Algorithms and hardness for Metric Dimension on digraphs

TL;DR

This paper studies the Metric Dimension problem on directed graphs, providing linear-time algorithms for certain classes and proving NP-hardness in others, advancing understanding of computational complexity in digraphs.

Contribution

It introduces new algorithms for Metric Dimension on specific digraph classes and establishes NP-hardness results for planar acyclic digraphs.

Findings

Linear-time solution for digraphs with underlying undirected trees

Extension of algorithms to orientations of unicyclic graphs

NP-hardness of Metric Dimension on certain planar acyclic digraphs

Abstract

In the Metric Dimension problem, one asks for a minimum-size set $R$ of vertices such that for any pair of vertices of the graph, there is a vertex from $R$ whose two distances to the vertices of the pair are distinct.

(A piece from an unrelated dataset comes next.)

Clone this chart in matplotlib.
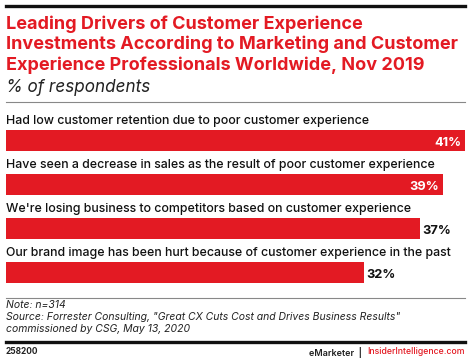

This problem has mainly been studied on undirected graphs and has gained a lot of attention in the recent years. We focus on directed graphs, and show how to solve the problem in linear time on digraphs whose underlying undirected graph (ignoring multiple edges) is a tree. This (non-trivially) extends a previous algorithm for oriented trees. We then extend the method to orientations of unicyclic graphs. We also give a fixed-parameter-tractable algorithm for digraphs when parameterized by the directed modular-width, extending a known result for undirected graphs. Finally, we show that Metric Dimension is NP-hard even on planar triangle-free acyclic digraphs of maximum degree 6.